In an effort to get both of them on the field at the same time during the second half of last season, Anscombe was the man who vacated the fly-half spot purely on the basis that he can also slot in at full-back. Their 10/15 axis was a huge reason why Cardiff Blues were so successful from February to May.
When you look at the squad for this season the only arrival in the backline has been Jason Harries on the wing, so when selecting a best Cardiff Blues XV at the moment, you would be hard pressed to find someone not continuing with the Evans and Anscombe dual playmaker setup.
However, despite my personal preference for Wales being Patchell and Anscombe replicating what Evans and Anscombe do at the Arms Park, the man known as ‘Chicken’ has an admirable determination to be the main man wearing the ten jersey for both club and country.
When you see how the 27-year-old step into the fly-half slot in Bilbao and act as one of the major catalysts for that comeback in the second half, it’s difficult to ignore the talent he has, but Evans had such a superb breakout season last year it’s also difficult to ignore the fact that at 22 he will only get better.

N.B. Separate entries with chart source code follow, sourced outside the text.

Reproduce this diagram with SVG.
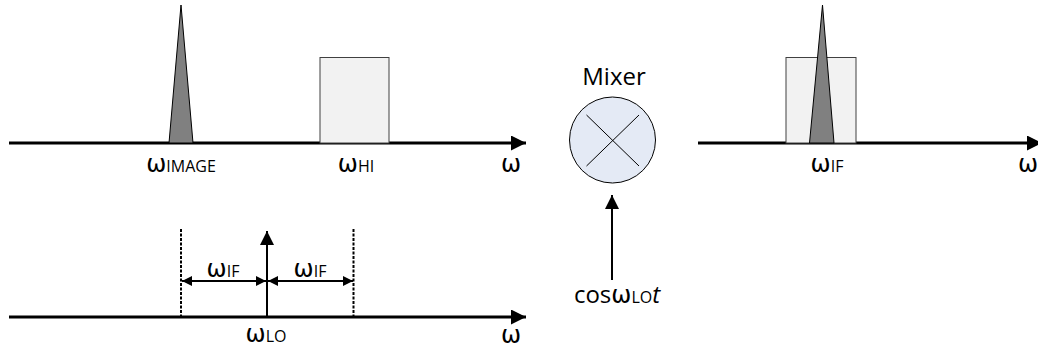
<svg xmlns="http://www.w3.org/2000/svg" width="1038" height="352" viewBox="0 0 1038 352">
<defs>
<style>
.axis{stroke:#000;stroke-width:3;fill:none}
.thin{stroke:#000;stroke-width:2;fill:none}
.dash{stroke:#000;stroke-width:2;stroke-dasharray:3 1.5;fill:none}
.tri{fill:#808080;stroke:#000;stroke-width:1}
.box{fill:#f2f2f2;stroke:#404040;stroke-width:1}
.lbl{font-family:"Open Sans","Liberation Sans",sans-serif;fill:#000}
.w{font-family:"DejaVu Sans","Open Sans",sans-serif;font-size:24px}
.sub{font-size:16px}
</style>
<marker id="ah" viewBox="0 0 10 10" refX="10" refY="5" markerWidth="7.5" markerHeight="5" orient="auto" markerUnits="strokeWidth">
<path d="M0,0 L10,5 L0,10 Z" fill="#000"/>
</marker>
<marker id="ah2" viewBox="0 0 10 10" refX="10" refY="5" markerWidth="10" markerHeight="7" orient="auto-start-reverse" markerUnits="strokeWidth">
<path d="M0,0 L10,5 L0,10 Z" fill="#000"/>
</marker>
<marker id="ah3" viewBox="0 0 10 10" refX="10" refY="5" markerWidth="7.5" markerHeight="5" orient="auto-start-reverse" markerUnits="strokeWidth">
<path d="M0,0 L10,5 L0,10 Z" fill="#000"/>
</marker>
</defs>

<g id="connectors">
<line class="axis" x1="9" y1="143" x2="526" y2="143" marker-end="url(#ah)"/>
<line class="axis" x1="698" y1="143" x2="1042" y2="143" marker-end="url(#ah)"/>
<line class="axis" x1="9" y1="317" x2="526" y2="317" marker-end="url(#ah)"/>
<line class="thin" x1="612" y1="280" x2="612" y2="195" marker-end="url(#ah2)"/>
<line class="thin" x1="267" y1="317" x2="267" y2="231" marker-end="url(#ah2)"/>
<line class="thin" x1="182" y1="281" x2="266" y2="281" marker-start="url(#ah3)" marker-end="url(#ah3)"/>
<line class="thin" x1="268" y1="281" x2="353" y2="281" marker-start="url(#ah3)" marker-end="url(#ah3)"/>
<line class="dash" x1="181" y1="229" x2="181" y2="316"/>
<line class="dash" x1="353.5" y1="229" x2="353.5" y2="316"/>
</g>

<g id="image-peak">
<polygon class="tri" points="169,143 181,5 193,143"/>
<text class="lbl" x="181" y="172" text-anchor="middle"><tspan class="w">ω</tspan><tspan class="sub">IMAGE</tspan></text>
</g>

<g id="hi-band">
<rect class="box" x="320" y="57.5" width="69" height="85.5"/>
<text class="lbl" x="356" y="172" text-anchor="middle"><tspan class="w">ω</tspan><tspan class="sub">HI</tspan></text>
</g>
<text class="lbl w" x="511" y="172" text-anchor="middle">ω</text>

<g id="mixer">
<text class="lbl" x="614" y="85" text-anchor="middle" font-size="24">Mixer</text>
<circle cx="612.5" cy="140" r="43" fill="#e4eaf5" stroke="#000" stroke-width="1"/>
<line x1="586.5" y1="115" x2="639" y2="166" stroke="#000" stroke-width="1"/>
<line x1="639" y1="115" x2="586.5" y2="166" stroke="#000" stroke-width="1"/>
</g>

<g id="lo-input">
<text class="lbl" x="617" y="303" text-anchor="middle"><tspan font-size="24">cos</tspan><tspan class="w">ω</tspan><tspan class="sub">LO</tspan><tspan font-size="24" font-style="italic">t</tspan></text>
</g>

<g id="if-output">
<rect class="box" x="786" y="57.5" width="70" height="85.5"/>
<polygon class="tri" points="809.5,143 822.5,5 834,143"/>
<text class="lbl" x="827" y="172" text-anchor="middle"><tspan class="w">ω</tspan><tspan class="sub">IF</tspan></text>
</g>
<text class="lbl w" x="1028" y="172" text-anchor="middle">ω</text>

<g id="lo-spectrum">
<text class="lbl" x="223" y="277" text-anchor="middle"><tspan class="w">ω</tspan><tspan class="sub">IF</tspan></text>
<text class="lbl" x="310" y="277" text-anchor="middle"><tspan class="w">ω</tspan><tspan class="sub">IF</tspan></text>
<text class="lbl" x="266" y="342" text-anchor="middle"><tspan class="w">ω</tspan><tspan class="sub">LO</tspan></text>
</g>
<text class="lbl w" x="511" y="343" text-anchor="middle">ω</text>
</svg>
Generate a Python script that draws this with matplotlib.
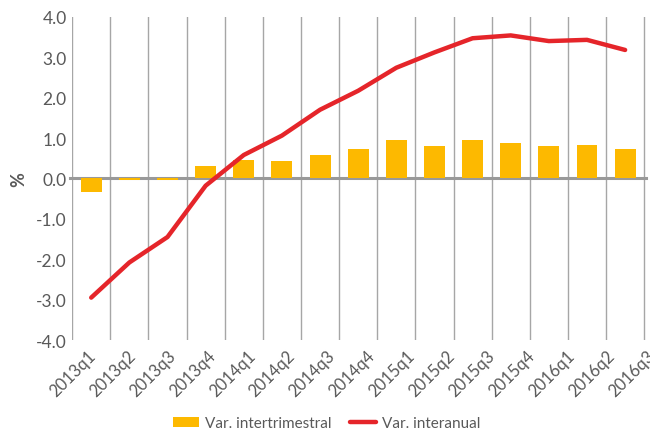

John Mulvihill has an immensely tricky task keeping both men happy and involved next season, but as a Cardiff Blues supporter it is hugely exciting to see two high class fly-halves in the squad at the same time.
Behind Anscombe and Evans there is a man in the form of Steve Shingler who, although perhaps lacking the full-on flair of his fellow tens, is the sturdy fly-half that ever squad needs, especially during international periods when Pro14s are won and lost.
When Shingler is at his confident best standing flat to the line, the platform he offers those outside him makes our attacking game look very dangerous, and as one of the best footballers in the squad he puts pressure on opponents through a controlled kicking game.
With 50 appearances in just two seasons, the 27-year-old has become a key member of the squad at the Arms Park, and with his ball carrying meaning he can slot in as a footballing inside-centre when required, he will be crucial to a successful season for Cardiff Blues once again.
Now the senior fly-halves are out the way, we can focus on what will be our first taste of the battle for the ten jersey in the future.
During the U23/A season that will take place during the first few months of the season, seeing who will play at fly-half for the development team between Ben Jones and Ben Thomas will be the most under-the-radar intriguing battle at the Arms Park.
The pair of 19-year-olds started their head-to-head slightly early at the Junior World Championship this summer, but unfortunately it was cut short by injury to Jones, who has been out ahead of Thomas in terms of appearances for Wales U20 and in the Anglo-Welsh Cup so far.
A more attack-minded fly-half, Jones is very busy on the field, demanding the ball at first receiver and a real danger due to his searing pace when he spots a gap.
Thomas on the other hand is slightly more cultured in his footballing approach, and more power based in his running that could see him slot in at inside-centre in the long-term.
For now he’s being developed as a ten though, and it is certainly worth keeping an eye on these two as they prepare to do battle at Cardiff Blues, and hopefully for Wales, over the next few years, in what is a good time for fans of fly-halves in Wales’ Capital Region.